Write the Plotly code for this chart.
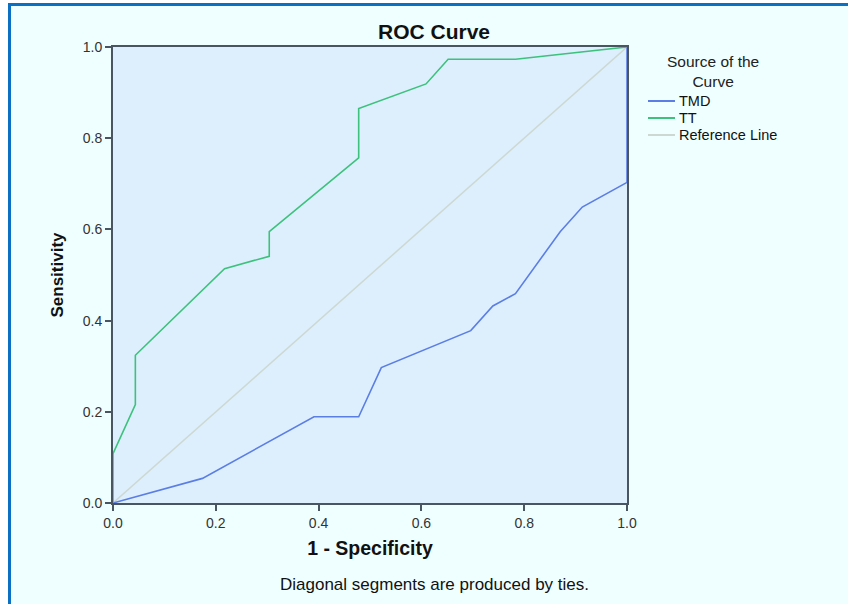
import plotly.graph_objects as go

# TT curve (1 - specificity, sensitivity)
tt_fpr = [0.0, 0.0, 0.0435, 0.0435, 0.217, 0.304, 0.304, 0.478, 0.478, 0.609, 0.652, 0.783, 1.0]
tt_tpr = [0.0, 0.108, 0.216, 0.324, 0.514, 0.541, 0.595, 0.757, 0.865, 0.919, 0.973, 0.973, 1.0]

# TMD curve
tmd_fpr = [0.0, 0.174, 0.391, 0.478, 0.522, 0.696, 0.739, 0.783, 0.870, 0.913, 1.0, 1.0]
tmd_tpr = [0.0, 0.054, 0.189, 0.189, 0.297, 0.378, 0.432, 0.459, 0.595, 0.649, 0.703, 1.0]

# Reference (diagonal) line
ref_x = [0.0, 1.0]
ref_y = [0.0, 1.0]

series_names = ["TMD", "TT", "Reference Line"]
series_colors = ["#5B7EE5", "#3CC27C", "#CDD8D2"]

tick_vals = [0.0, 0.2, 0.4, 0.6, 0.8, 1.0]
tick_text = ["0.0", "0.2", "0.4", "0.6", "0.8", "1.0"]

FONT = "Liberation Sans, Arial, sans-serif"

W, H = 848, 604
L, R, T, B = 113, 221, 47, 101
PW, PH = W - L - R, H - T - B


def px(x):
    return (x - L) / PW


def py(y):
    return (H - B - y) / PH


fig = go.Figure()
fig.add_trace(go.Scatter(x=ref_x, y=ref_y, mode="lines", name=series_names[2],
                         line=dict(color=series_colors[2], width=1.5)))
fig.add_trace(go.Scatter(x=tmd_fpr, y=tmd_tpr, mode="lines", name=series_names[0],
                         line=dict(color=series_colors[0], width=1.6)))
fig.add_trace(go.Scatter(x=tt_fpr, y=tt_tpr, mode="lines", name=series_names[1],
                         line=dict(color=series_colors[1], width=1.6)))

axis_common = dict(
    range=[0, 1], showgrid=False, zeroline=False,
    showline=True, linecolor="#4A5562", linewidth=2, mirror=True,
    ticks="outside", ticklen=6, tickwidth=2, tickcolor="#4A5562",
    tickvals=tick_vals, ticktext=tick_text,
    tickfont=dict(family=FONT, size=14, color="#333333"),
    fixedrange=True,
)

fig.update_layout(
    width=W, height=H,
    margin=dict(l=L, r=R, t=T, b=B),
    paper_bgcolor="#EFFFFF", plot_bgcolor="#DDEFFD",
    font=dict(family=FONT, color="#111111"),
    xaxis=dict(axis_common, title=dict(text="<b>1 - Specificity</b>",
               font=dict(family=FONT, size=19.5, color="#111111"), standoff=12)),
    yaxis=dict(axis_common, title=dict(text="<b>Sensitivity</b>",
               font=dict(family=FONT, size=17, color="#111111"), standoff=15)),
    showlegend=False,
    title=dict(text="<b>ROC Curve</b>", x=434 / W, xanchor="center",
               y=1 - 32 / H, yanchor="middle",
               font=dict(family=FONT, size=21, color="#111111")),
)

annotations = [
    dict(text="Source of the<br>Curve", x=px(713), y=py(71), xref="paper", yref="paper",
         showarrow=False, xanchor="center", yanchor="middle", align="center",
         font=dict(family=FONT, size=15.5, color="#222222")),
    dict(text="Diagonal segments are produced by ties.", x=px(434), y=py(584),
         xref="paper", yref="paper", showarrow=False, xanchor="center", yanchor="middle",
         font=dict(family=FONT, size=17, color="#111111")),
]

shapes = []
# manual legend entries
for i, (name, col) in enumerate(zip(series_names, series_colors)):
    yy = py(101 + 17 * i)
    shapes.append(dict(type="line", xref="paper", yref="paper", x0=px(648), x1=px(675),
                       y0=yy, y1=yy, line=dict(color=col, width=2)))
    annotations.append(dict(text=name, x=px(677), y=yy, xref="paper", yref="paper",
                            showarrow=False, xanchor="left", yanchor="middle",
                            font=dict(family=FONT, size=14.5, color="#111111")))

# white page margin strips and outer blue frame (left and top edges)
shapes.append(dict(type="rect", xref="paper", yref="paper", x0=px(0), x1=px(8), y0=py(H), y1=py(0),
                   fillcolor="white", line=dict(width=0), layer="below"))
shapes.append(dict(type="rect", xref="paper", yref="paper", x0=px(0), x1=px(W), y0=py(3), y1=py(0),
                   fillcolor="white", line=dict(width=0), layer="below"))
shapes.append(dict(type="line", xref="paper", yref="paper", x0=px(9.5), x1=px(9.5), y0=py(H), y1=py(3),
                   line=dict(color="#0B6FC4", width=3)))
shapes.append(dict(type="line", xref="paper", yref="paper", x0=px(8), x1=px(W), y0=py(4.5), y1=py(4.5),
                   line=dict(color="#0B6FC4", width=3)))

fig.update_layout(annotations=annotations, shapes=shapes)

fig.write_html("out.html", config={"displayModeBar": False},
               post_script="document.body.style.margin='0';")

◇ ◇ ◇

◆ WHAT YOU NEED TO DO: Copy out the whole listing exactly, and don't carry over any pictures.

◆ COMPLETE RESPONSE:
Write the Plotly code for this chart.
import plotly.graph_objects as go

# TT curve (1 - specificity, sensitivity)
tt_fpr = [0.0, 0.0, 0.0435, 0.0435, 0.217, 0.304, 0.304, 0.478, 0.478, 0.609, 0.652, 0.783, 1.0]
tt_tpr = [0.0, 0.108, 0.216, 0.324, 0.514, 0.541, 0.595, 0.757, 0.865, 0.919, 0.973, 0.973, 1.0]

# TMD curve
tmd_fpr = [0.0, 0.174, 0.391, 0.478, 0.522, 0.696, 0.739, 0.783, 0.870, 0.913, 1.0, 1.0]
tmd_tpr = [0.0, 0.054, 0.189, 0.189, 0.297, 0.378, 0.432, 0.459, 0.595, 0.649, 0.703, 1.0]

# Reference (diagonal) line
ref_x = [0.0, 1.0]
ref_y = [0.0, 1.0]

series_names = ["TMD", "TT", "Reference Line"]
series_colors = ["#5B7EE5", "#3CC27C", "#CDD8D2"]

tick_vals = [0.0, 0.2, 0.4, 0.6, 0.8, 1.0]
tick_text = ["0.0", "0.2", "0.4", "0.6", "0.8", "1.0"]

FONT = "Liberation Sans, Arial, sans-serif"

W, H = 848, 604
L, R, T, B = 113, 221, 47, 101
PW, PH = W - L - R, H - T - B


def px(x):
    return (x - L) / PW


def py(y):
    return (H - B - y) / PH


fig = go.Figure()
fig.add_trace(go.Scatter(x=ref_x, y=ref_y, mode="lines", name=series_names[2],
                         line=dict(color=series_colors[2], width=1.5)))
fig.add_trace(go.Scatter(x=tmd_fpr, y=tmd_tpr, mode="lines", name=series_names[0],
                         line=dict(color=series_colors[0], width=1.6)))
fig.add_trace(go.Scatter(x=tt_fpr, y=tt_tpr, mode="lines", name=series_names[1],
                         line=dict(color=series_colors[1], width=1.6)))

axis_common = dict(
    range=[0, 1], showgrid=False, zeroline=False,
    showline=True, linecolor="#4A5562", linewidth=2, mirror=True,
    ticks="outside", ticklen=6, tickwidth=2, tickcolor="#4A5562",
    tickvals=tick_vals, ticktext=tick_text,
    tickfont=dict(family=FONT, size=14, color="#333333"),
    fixedrange=True,
)

fig.update_layout(
    width=W, height=H,
    margin=dict(l=L, r=R, t=T, b=B),
    paper_bgcolor="#EFFFFF", plot_bgcolor="#DDEFFD",
    font=dict(family=FONT, color="#111111"),
    xaxis=dict(axis_common, title=dict(text="<b>1 - Specificity</b>",
               font=dict(family=FONT, size=19.5, color="#111111"), standoff=12)),
    yaxis=dict(axis_common, title=dict(text="<b>Sensitivity</b>",
               font=dict(family=FONT, size=17, color="#111111"), standoff=15)),
    showlegend=False,
    title=dict(text="<b>ROC Curve</b>", x=434 / W, xanchor="center",
               y=1 - 32 / H, yanchor="middle",
               font=dict(family=FONT, size=21, color="#111111")),
)

annotations = [
    dict(text="Source of the<br>Curve", x=px(713), y=py(71), xref="paper", yref="paper",
         showarrow=False, xanchor="center", yanchor="middle", align="center",
         font=dict(family=FONT, size=15.5, color="#222222")),
    dict(text="Diagonal segments are produced by ties.", x=px(434), y=py(584),
         xref="paper", yref="paper", showarrow=False, xanchor="center", yanchor="middle",
         font=dict(family=FONT, size=17, color="#111111")),
]

shapes = []
# manual legend entries
for i, (name, col) in enumerate(zip(series_names, series_colors)):
    yy = py(101 + 17 * i)
    shapes.append(dict(type="line", xref="paper", yref="paper", x0=px(648), x1=px(675),
                       y0=yy, y1=yy, line=dict(color=col, width=2)))
    annotations.append(dict(text=name, x=px(677), y=yy, xref="paper", yref="paper",
                            showarrow=False, xanchor="left", yanchor="middle",
                            font=dict(family=FONT, size=14.5, color="#111111")))

# white page margin strips and outer blue frame (left and top edges)
shapes.append(dict(type="rect", xref="paper", yref="paper", x0=px(0), x1=px(8), y0=py(H), y1=py(0),
                   fillcolor="white", line=dict(width=0), layer="below"))
shapes.append(dict(type="rect", xref="paper", yref="paper", x0=px(0), x1=px(W), y0=py(3), y1=py(0),
                   fillcolor="white", line=dict(width=0), layer="below"))
shapes.append(dict(type="line", xref="paper", yref="paper", x0=px(9.5), x1=px(9.5), y0=py(H), y1=py(3),
                   line=dict(color="#0B6FC4", width=3)))
shapes.append(dict(type="line", xref="paper", yref="paper", x0=px(8), x1=px(W), y0=py(4.5), y1=py(4.5),
                   line=dict(color="#0B6FC4", width=3)))

fig.update_layout(annotations=annotations, shapes=shapes)

fig.write_html("out.html", config={"displayModeBar": False},
               post_script="document.body.style.margin='0';")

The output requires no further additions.